Consensus reality

(See #4 of this post for context.)

I have a friend who is anosmic – she has no sense of smell.  How would you describe to her the scent of a grapefruit?

Exactly.  And in trying to articulate why we’re here, I’m faced with a similar problem.  If you can identify, or have had similar thoughts or experiences, then there’s little to explain.  But if you don’t identify, then it’s like trying to explain grapefruit scent to an anosmic.

When everyone around you thinks one way, it’s often difficult to realise that you think differently.  I don’t mean small differences like voting for a different party, or being a Goth instead of a Gym Junky, or even subscribing to a different religion.  By thinking differently, I mean… Man, talk about grapefruits and anosmics.  If you’ve smelt the grapefruit (metaphorically) this will all be obvious to you.  But if you haven’t, you’re likely to think I’m an idiot.  So be it.

Here goes.  A few years ago, I had a whisky-fueled three-in-the-morning D&M about world views with two friends.  I was what I pretentiously called a “rational determinist”, or in hindsight I’d call it “fervent toer of the standard academic research scientist line”.  My best friend at the time was a devout Christian (which led to some full and frank exchanges of opinion) and the other person in the conversation called himself “more of a mystic”.

It transpired during the conversation that all three world views were internally consistent, just based on different, unprovable, initial assumptions.  What gave us our different world views were the unprovable (and importantly, undisprovable) initial assumptions we had chosen.

The great ramblings of the conversation are thankfully lost to posterity, but here is a grand simplification of it, illustrating each of our chosen assumptions:

The Christian: God exists, and he loves me.  I just know.

Me (with all the pomposity of the 5-sense scientist): There is no god, what a silly notion.  Can you measure god?  Well, then.

The Mystic: I am God.

Surrounded by scientists, I had listened only to the assumptions of science.  I had never felt the kind of subtle knowings that the Christian and mystic had obviously felt.  Because I’d never sensed reality with anything other than my physical senses, any world view that wasn’t a 5-sense superiority complex seemed fueled by flaky imagination and wishful thinking.  I had filtered them out.

Several years later, I randomly (long story) took part in a 6-week beginners awareness meditation course.  In it, we learned standard awareness meditation techniques, and were encouraged to practice at home.  I am such a nerd that I did almost all the homework, and through the course, I stumbled upon another way of sensing the world.

I learned to pay attention to the physical sensations in my body, and to sense the really subtle ones, like still air on the hairs of my arms, and what your elbow feels like when nothing’s touching it.  And as an extension of feeling those very subtle physical sensations, came a sense of what the instructor called the “witness”, and later, the “heart opening”, and eventually, glory of glories, the “Oneness” feeling.  I didn’t get all of that in the 6 week course – it happened over the course of a few years of really quite sporadic meditation practice.

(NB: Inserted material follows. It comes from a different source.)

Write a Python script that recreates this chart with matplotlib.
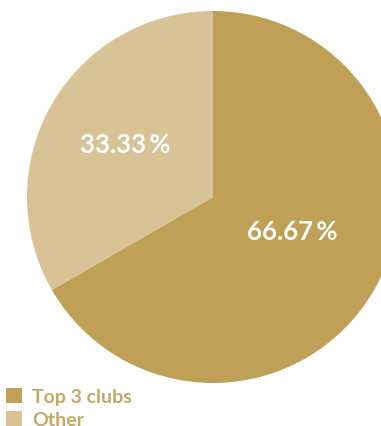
import matplotlib
matplotlib.use("Agg")
import matplotlib.pyplot as plt

categories = ["Top 3 clubs", "Other"]
values = [66.67, 33.33]
colors = ["#BFA056", "#D7C396"]

W, H = 381, 427
fig = plt.figure(figsize=(W / 100, H / 100), dpi=100)
cx, cy, r = 213, 198, 186
ax = fig.add_axes([(cx - r) / W, (H - cy - r) / H, 2 * r / W, 2 * r / H])
wedges, texts, autotexts = ax.pie(
    values, colors=colors, startangle=90, counterclock=False,
    autopct=lambda p: f"{p:.2f}\u2009%", pctdistance=0.5,
    wedgeprops=dict(linewidth=0),
    textprops=dict(color="white", fontsize=18.5, fontweight="bold",
                   family=["Lato", "DejaVu Sans"]),
)
label_pos = [(0.425, -0.185), (-0.47, 0.285)]
for t, p in zip(autotexts, label_pos):
    t.set_position(p)
ax.set_xlim(-1, 1)
ax.set_ylim(-1, 1)
ax.set_aspect("auto")
ax.axis("off")

leg = fig.legend(wedges, categories, loc="upper left",
                 bbox_to_anchor=(4 / W, 1 - 387 / H), frameon=False,
                 handlelength=0.8, handleheight=0.8, handletextpad=0.55,
                 labelspacing=0.3, borderaxespad=0, borderpad=0.1,
                 prop=dict(family=["Lato", "DejaVu Sans"], weight="bold", size=14))
for t in leg.get_texts():
    t.set_color("#C4A865")

fig.savefig("out.png", dpi=100)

These were very very strong subjective feelings.  I had to work hard to reconcile them with my 5-sense science mindset.  But what I noticed in particular was that when I mixed with people who had not had those experiences, or when I paid attention to TV/radio/newspapers where those experiences were never mentioned, I began to doubt that the experiences were real.  I didn’t have those feelings all the time, only every now and then, and mostly when I was meditating.  When I wasn’t having the feelings, it was easy to dismiss them as imagination, construction, wishful thinking, fantasising.

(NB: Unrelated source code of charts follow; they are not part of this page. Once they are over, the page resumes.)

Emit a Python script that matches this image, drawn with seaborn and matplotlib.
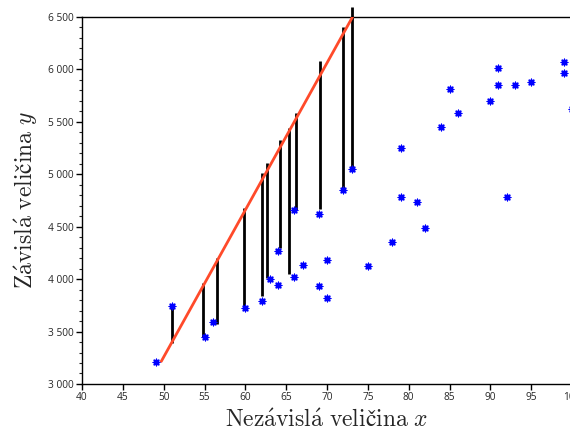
import seaborn as sns
import matplotlib
matplotlib.use('Agg')
import matplotlib.pyplot as plt
from matplotlib.ticker import MultipleLocator, FuncFormatter

# measured data points
x_vals = [49, 51, 55, 56, 60, 62, 63, 64, 64, 66, 66, 67, 69, 69, 70, 70, 72, 73,
          75, 78, 79, 79, 81, 82, 84, 85, 86, 90, 91, 91, 92, 93, 95, 99, 99, 100]
y_vals = [3210, 3745, 3450, 3590, 3720, 3790, 4005, 4270, 3945, 4015, 4660, 4135,
          4620, 3935, 4180, 3815, 4850, 5045, 4120, 4355, 5250, 4780, 4730, 4485,
          5445, 5810, 5585, 5700, 6010, 5850, 4780, 5850, 5875, 6070, 5965, 5620]

# red line
fit_x = [49.7, 73.5]
fit_y = [3215, 6550]

# residual segments
seg_x = [51.0, 54.85, 56.5, 59.8, 62.1, 62.6, 64.25, 65.4, 66.26, 69.17, 72.0, 73.0]
seg_lo = [3390, 3446, 3570, 3738, 3843, 4008, 4295, 4047, 4660, 4670, 4825, 5042]
seg_hi = [3745, 3961, 4199, 4673, 5010, 5105, 5327, 5443, 5580, 6075, 6400, 6588]

sns.set_style('ticks')
plt.rcParams['font.family'] = ['Open Sans', 'DejaVu Sans']
plt.rcParams['mathtext.fontset'] = 'cm'
plt.rcParams['mathtext.fallback'] = 'stix'

fig = plt.figure(figsize=(5.7, 4.37), dpi=100)
ax = fig.add_axes([0.1439, 0.1213, 0.8596, 0.8405])

ax.vlines(seg_x, seg_lo, seg_hi, colors='black', linewidth=2, clip_on=False, zorder=2)
sns.lineplot(x=fit_x, y=fit_y, color='#ff4a2a', linewidth=2, ax=ax, zorder=3)
sns.scatterplot(x=x_vals, y=y_vals, marker=(8, 2, 0), color='#0000ff', s=22,
                linewidth=1.0, edgecolor='#0000ff', ax=ax, zorder=4, clip_on=False)

ax.set_xlim(40, 100)
ax.set_ylim(3000, 6500)
ax.xaxis.set_major_locator(MultipleLocator(5))
ax.yaxis.set_major_locator(MultipleLocator(500))
ax.yaxis.set_minor_locator(MultipleLocator(100))
ax.yaxis.set_major_formatter(FuncFormatter(lambda v, p: f"{v:,.0f}".replace(",", " ")))

ax.tick_params(axis='both', which='major', direction='out', length=4, width=1,
               labelsize=7.3, color='black', pad=2)
ax.tick_params(axis='y', which='minor', direction='out', length=2.5, width=0.8)
for s in ax.spines.values():
    s.set_color('black')
    s.set_linewidth(1)

ax.set_xlabel(r'$\mathrm{Nez\acute{a}visl\acute{a}\ veličina}\ x$', fontsize=17, labelpad=4)
ax.set_ylabel(r'$\mathrm{Z\acute{a}visl\acute{a}\ veličina}\ y$', fontsize=17, labelpad=6)

fig.savefig('out.png', dpi=100)
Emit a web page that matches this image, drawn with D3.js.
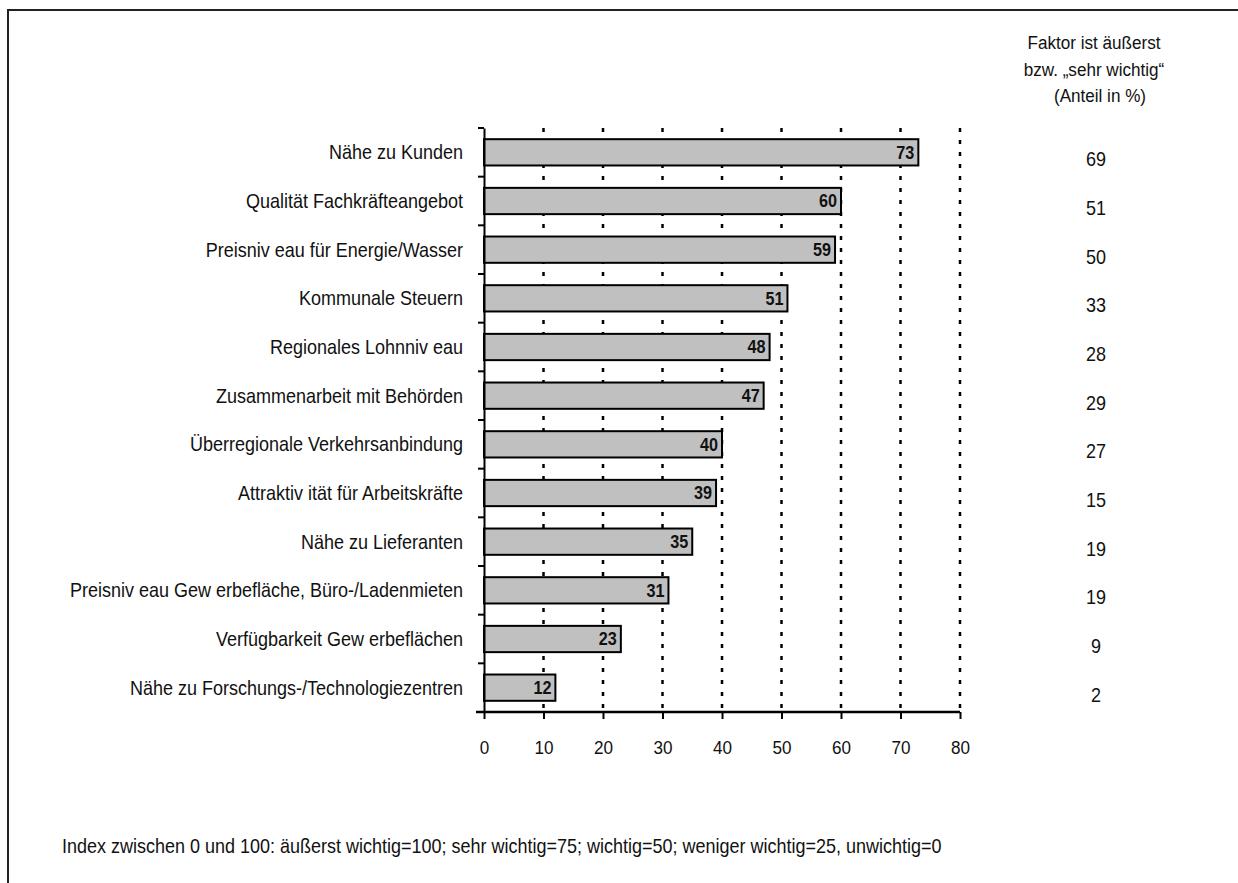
<!DOCTYPE html>
<html>
<head>
<meta charset="utf-8">
<script src="https://cdn.jsdelivr.net/npm/d3@7"></script>
<style>
    body { margin: 0; background: #fff; }
    text { font-family: "Liberation Sans", Arial, sans-serif; fill: #111; }
</style>
</head>
<body>
<svg id="chart" width="1238" height="883"></svg>
<script>
// Standortfaktoren: Index (0..100) und Anteil "äußerst/sehr wichtig"
var factors = [
    'Nähe zu Kunden',
    'Qualität Fachkräfteangebot',
    'Preisniv eau für Energie/Wasser',
    'Kommunale Steuern',
    'Regionales Lohnniv eau',
    'Zusammenarbeit mit Behörden',
    'Überregionale Verkehrsanbindung',
    'Attraktiv ität für Arbeitskräfte',
    'Nähe zu Lieferanten',
    'Preisniv eau Gew erbefläche, Büro-/Ladenmieten',
    'Verfügbarkeit Gew erbeflächen',
    'Nähe zu Forschungs-/Technologiezentren'
]
var indexValues = [73, 60, 59, 51, 48, 47, 40, 39, 35, 31, 23, 12]
var shareValues = [69, 51, 50, 33, 28, 29, 27, 15, 19, 19, 9, 2]
var xTicks = [0, 10, 20, 30, 40, 50, 60, 70, 80]
var headerLines = ['Faktor ist äußerst', 'bzw. „sehr  wichtig“', '(Anteil in %)']
var footnote = 'Index zwischen 0 und 100: äußerst wichtig=100; sehr wichtig=75; wichtig=50; weniger wichtig=25, unwichtig=0'

var NARROW = 0.9  // fake Arial Narrow by squeezing Liberation Sans

// put a squeezed text at (x,y)
function narrow(sel, x, y) {
    return sel.attr('transform', function(d, i) {
        return `translate(${x(d, i)},${y(d, i)}) scale(${NARROW},1)`
    })
}

var svg = d3.select('#chart')

// outer frame
svg.append('rect')
    .attr('x', 8).attr('y', 10)
    .attr('width', 1260).attr('height', 900)
    .attr('fill', 'none')
    .attr('stroke', '#222')
    .attr('stroke-width', 2)

var margin = { top: 128, left: 484 },
    width = 960 - 484,
    height = 712 - 128

var g = svg.append('g').attr('transform', `translate(${margin.left},${margin.top})`)

var x = d3.scaleLinear().domain([0, 80]).range([0, width])
var y = d3.scaleBand().domain(factors).range([0, height]).paddingInner(0.46).paddingOuter(0.23)
var band = d3.scaleBand().domain(factors).range([0, height])

// dotted gridlines
g.selectAll('.grid')
    .data(xTicks.filter(d => d > 0))
    .join('line')
    .attr('class', 'grid')
    .attr('x1', d => x(d)).attr('x2', d => x(d))
    .attr('y1', 0).attr('y2', height)
    .attr('stroke', '#000')
    .attr('stroke-width', 2.5)
    .attr('stroke-dasharray', '4,8')

// bars
g.selectAll('.bar')
    .data(indexValues)
    .join('rect')
    .attr('class', 'bar')
    .attr('x', 0)
    .attr('y', (d, i) => y(factors[i]))
    .attr('width', d => x(d))
    .attr('height', y.bandwidth())
    .attr('fill', '#c0c0c0')
    .attr('stroke', '#000')
    .attr('stroke-width', 2)

// value labels in bars
g.selectAll('.val')
    .data(indexValues)
    .join('text')
    .attr('class', 'val')
    .call(narrow, d => x(d) - 4, (d, i) => y(factors[i]) + y.bandwidth() / 2)
    .attr('dy', '0.35em')
    .attr('text-anchor', 'end')
    .style('font-size', '18px')
    .style('font-weight', 'bold')
    .text(d => d)

// y axis
var yAxis = g.append('g')
    .call(d3.axisLeft(band).tickValues([]).tickSizeOuter(0))
yAxis.select('.domain').attr('stroke', '#000').attr('stroke-width', 2)
g.selectAll('.ytick')
    .data(factors)
    .join('line')
    .attr('class', 'ytick')
    .attr('x1', -6).attr('x2', 0)
    .attr('y1', d => band(d)).attr('y2', d => band(d))
    .attr('stroke', '#000').attr('stroke-width', 2)

// category labels
g.selectAll('.cat')
    .data(factors)
    .join('text')
    .attr('class', 'cat')
    .call(narrow, () => -21, d => y(d) + y.bandwidth() / 2)
    .attr('dy', '0.35em')
    .attr('text-anchor', 'end')
    .style('font-size', '20px')
    .text(d => d)

// x axis
var xAxis = g.append('g')
    .attr('transform', `translate(0,${height})`)
    .call(d3.axisBottom(x).tickValues(xTicks).tickSize(7).tickSizeOuter(0))
xAxis.select('.domain').attr('stroke', '#000').attr('stroke-width', 2.5)
    .attr('d', `M-8,0H${width}`)
xAxis.selectAll('.tick line').attr('stroke', '#000').attr('stroke-width', 2)
xAxis.selectAll('.tick text').remove()
xAxis.selectAll('.tick').append('text')
    .attr('transform', `translate(0,35) scale(${NARROW},1)`)
    .attr('dy', '0.35em')
    .attr('text-anchor', 'middle')
    .style('font-size', '19px')
    .style('font-family', '"Liberation Sans", Arial, sans-serif')
    .attr('fill', '#111')
    .text(d => d)

// right column: share of "äußerst/sehr wichtig"
svg.selectAll('.hdr')
    .data(headerLines)
    .join('text')
    .attr('class', 'hdr')
    .call(narrow, (d, i) => i == 2 ? 1100 : 1094, (d, i) => 49 + i * 26.5)
    .attr('text-anchor', 'middle')
    .style('font-size', '19px')
    .text(d => d)

g.selectAll('.share')
    .data(shareValues)
    .join('text')
    .attr('class', 'share')
    .call(narrow, () => 1096 - margin.left, (d, i) => band(factors[i]) + band.bandwidth() / 2 + 7)
    .attr('dy', '0.35em')
    .attr('text-anchor', 'middle')
    .style('font-size', '20px')
    .text(d => d)

// footnote
svg.append('text')
    .call(narrow, () => 62, () => 853)
    .style('font-size', '20px')
    .text(footnote)
</script>
</body>
</html>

Now, in hindsight, I recognise that process.  It’s a common and pernicious one, where the cacophony of consensus reality drowns out subtle underlying awarenesses of personal and subjective experience.  It’s the one that made suburban Australian boys wear their caps backwards and their jeans around their knees.  The reality they saw glorified on TV and in music videos was “black gangsta”, so they forgot their pride and their own valid experiences, and took on someone else’s culture.

It’s the one that makes young girls dismiss the evidence of all the people they really know, and begin to use photoshopped models in magazines as their gauge of what’s a normal body shape.

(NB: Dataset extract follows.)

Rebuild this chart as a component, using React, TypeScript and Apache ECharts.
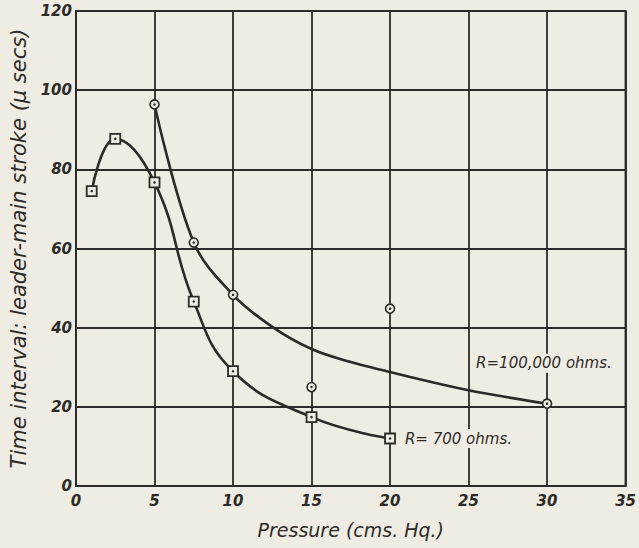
import React, { useEffect, useRef } from "react";
import * as echarts from "echarts";

// R = 700 ohms (squares)
const pressureR700 = [1, 2.5, 5, 7.5, 10, 15, 20];
const timeR700 = [74.5, 87.7, 76.7, 46.6, 29, 17.4, 12];

// R = 100,000 ohms (circles)
const pressureR100k = [5, 7.5, 10, 15, 20, 30];
const timeR100k = [96.4, 61.5, 48.3, 25, 44.8, 20.8];

// hand-drawn fitted curve through the R = 100,000 ohms data
const fitPressureR100k = [5, 7.5, 10, 12.5, 15, 17.5, 20, 22.5, 25, 27.5, 30];
const fitTimeR100k = [96.4, 61.5, 48.3, 40.2, 34.6, 31.3, 28.8, 26.4, 24.2, 22.4, 20.8];

const labelR700 = "R= 700 ohms.";
const labelR100k = "R=100,000 ohms.";
const labelR100kAt = [25.1, 31];

const xTitle = "Pressure (cms. Hq.)";
const yTitle = "Time interval: leader-main stroke (\u03bc secs)";

const INK = "#2c2b28";
const PAPER = "#efece3";
const FONT = "'DejaVu Sans', 'Liberation Sans', sans-serif";

const zip = (xs: number[], ys: number[]) => xs.map((x, i) => [x, ys[i]]);

export default function App() {
  const ref = useRef<HTMLDivElement>(null);
  useEffect(() => {
    if (!ref.current) return;
    const chart = echarts.init(ref.current, undefined, { renderer: "svg" });
    const r700 = zip(pressureR700, timeR700);
    const r100k = zip(pressureR100k, timeR100k);
    const fit = zip(fitPressureR100k, fitTimeR100k);
    const axisLabel = {
      color: INK,
      fontFamily: FONT,
      fontStyle: "italic" as const,
      fontWeight: "bold" as const,
      fontSize: 15,
    };
    const noteStyle = {
      color: INK,
      fontFamily: FONT,
      fontStyle: "italic" as const,
      fontSize: 15,
      backgroundColor: PAPER,
      padding: [2, 1, 2, 1],
    };
    chart.setOption({
      animation: false,
      backgroundColor: PAPER,
      grid: {
        left: 74,
        right: 8,
        top: 11,
        bottom: 62,
        show: true,
        borderColor: INK,
        borderWidth: 2,
        backgroundColor: "transparent",
      },
      xAxis: {
        type: "value",
        min: 0,
        max: 35,
        interval: 5,
        axisLine: { show: true, lineStyle: { color: INK, width: 2 } },
        axisTick: { show: false },
        splitLine: { show: true, lineStyle: { color: INK, width: 1.8 } },
        axisLabel: { ...axisLabel, margin: 7 },
        name: xTitle,
        nameLocation: "middle",
        nameGap: 34,
        nameTextStyle: { color: INK, fontFamily: FONT, fontStyle: "italic", fontSize: 19 },
      },
      yAxis: {
        type: "value",
        min: 0,
        max: 120,
        interval: 20,
        axisLine: { show: true, lineStyle: { color: INK, width: 2 } },
        axisTick: { show: false },
        splitLine: { show: true, lineStyle: { color: INK, width: 1.8 } },
        axisLabel: { ...axisLabel, margin: 4 },
        name: yTitle,
        nameLocation: "middle",
        nameGap: 47,
        nameRotate: 90,
        nameTextStyle: { color: INK, fontFamily: FONT, fontStyle: "italic", fontSize: 21 },
      },
      series: [
        {
          type: "line",
          data: fit,
          smooth: 0.35,
          symbol: "none",
          lineStyle: { color: INK, width: 2.6 },
          z: 3,
          markPoint: {
            symbol: "circle",
            symbolSize: 0,
            data: [{ coord: labelR100kAt, value: labelR100k }],
            label: {
              show: true,
              position: "right",
              formatter: labelR100k,
              ...noteStyle,
            },
          },
        },
        {
          type: "line",
          data: r700,
          smooth: 0.45,
          symbol: "rect",
          symbolSize: 10,
          itemStyle: { color: PAPER, borderColor: INK, borderWidth: 1.8 },
          lineStyle: { color: INK, width: 2.6 },
          z: 4,
          label: {
            show: true,
            position: "right",
            distance: 8,
            formatter: (p: any) => (p.dataIndex === r700.length - 1 ? labelR700 : ""),
            ...noteStyle,
          },
        },
        {
          type: "scatter",
          data: r100k,
          symbol: "circle",
          symbolSize: 9,
          itemStyle: { color: PAPER, borderColor: INK, borderWidth: 1.6, opacity: 1 },
          z: 5,
        },
        {
          type: "scatter",
          data: [...r700, ...r100k],
          symbol: "circle",
          symbolSize: 2.5,
          itemStyle: { color: INK, opacity: 1 },
          z: 6,
          silent: true,
        },
      ],
    });
    return () => chart.dispose();
  }, []);
  return (
    <div
      ref={ref}
      style={{ position: "fixed", left: 0, top: 0, width: 639, height: 548 }}
    />
  );
}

It’s the one that made me forget my pride, and think I should reject the “naive” persistence of the idealist and adopt the more “grownup” pragmatism of the politically patient.

The point is that when everyone around you thinks one way, it’s really hard to listen to the little subtle feelings that arise from yourself.  Sometimes those feelings are strong enough for you to sense them through the bombardment of external consensus (these ones of mine are very strong), but sometimes they’re not.  And the thing is that now I think they’re the most important things you can sense in your life.  They are your life, they make you who you are. And if you can’t hear them because everyone else’s realities are shouting louder, then you need to extricate yourself from the orchestra pit and go find a bit of silence to sit in.  Which is what we’re doing.